MIT researchers recently explored the potential energy consumption and related carbon emissions if autonomous vehicles (AV) are widely adopted.
The data centers that house the physical computing infrastructure used for running applications are widely known for their large carbon footprint. In fact, they currently account for about 0.3 percent of global greenhouse gas emissions — or about as much carbon as the country of Argentina produces annually, according to the International Energy Agency.
The researchers built a statistical model to study the problem and determined that 1 billion AV, each driving for an hour per day with a computer consuming 840 watts, would consume enough energy to generate about the same amount of emissions as data centers currently do.

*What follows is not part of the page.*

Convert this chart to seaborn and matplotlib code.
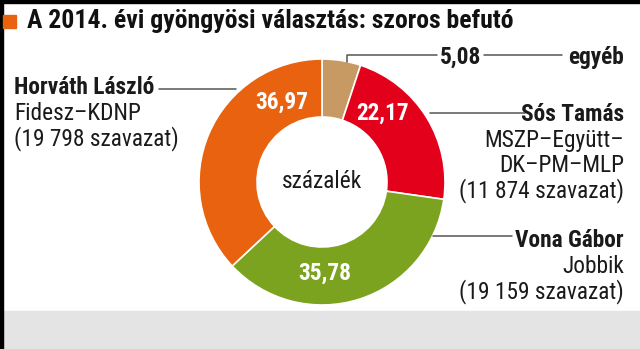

In addition, they found that more than 90 percent of modeled scenarios, to keep AV emissions from zooming past current data center emissions, each vehicle must use less than 1.2 kilowatts of power for computing, which would require more efficient hardware.
“If we just keep the business-as-usual trends in decarbonization and the current rate of hardware efficiency improvements, it doesn’t seem like it is going to be enough to constrain the emissions from computing onboard autonomous vehicles,” said first author and grad student Soumya Sudhakar. “This has the potential to become an enormous problem. But if we get ahead of it, we could design more efficient AVs that have a smaller carbon footprint from the start.”
The team built a framework to explore the operational emissions from computers onboard a global fleet of fully autonomous electric vehicles. The model is a function of the number of vehicles in the global fleet, the power of each computer on each vehicle, the hours driven by each vehicle, and the carbon intensity of the electricity powering each computer.
“On its own, that looks like a deceptively simple equation,” said Sudhakar. “But each of those variables contains a lot of uncertainty because we are considering an emerging application that is not here yet.”
Research suggests that the amount of time driven in AVs might increase because people can multitask and the young and the elderly could drive more. However, other research suggests that time spent driving might decrease because algorithms could find quicker routes. In addition, the researchers needed to model advanced computing hardware and software that doesn’t yet exist.
So they modeled the workload of a popular algorithm for AVs and explored how much energy the deep neural network would consume if it were simultaneously processing many high-resolution inputs from many cameras with high frame rates. Sudhakar was surprised at how quickly the algorithms’ workload amassed.
If an AV has 10 deep neural networks processing images from 10 cameras, and that vehicle drives for one hour a day, it will make 21.6 million inferences each day. One billion vehicles would make 21.6 quadrillion inferences.
“After seeing the results, this makes a lot of sense, but it is not something that is on a lot of people’s radar,” said Associate Professor Sertac Karaman, Director, Laboratory for Information and Decision Systems. “These vehicles could actually be using a ton of computer power. They have a 360-degree view of the world, so while we have two eyes, they may have 20 eyes, looking all over the place and trying to understand all the things that are happening at the same time.”
To keep emissions in check, the researchers found that each AV needs to consume fewer than 1.2 kilowatts of computing energy. So, computing hardware must become more efficient — doubling in efficiency about every 1.1 years.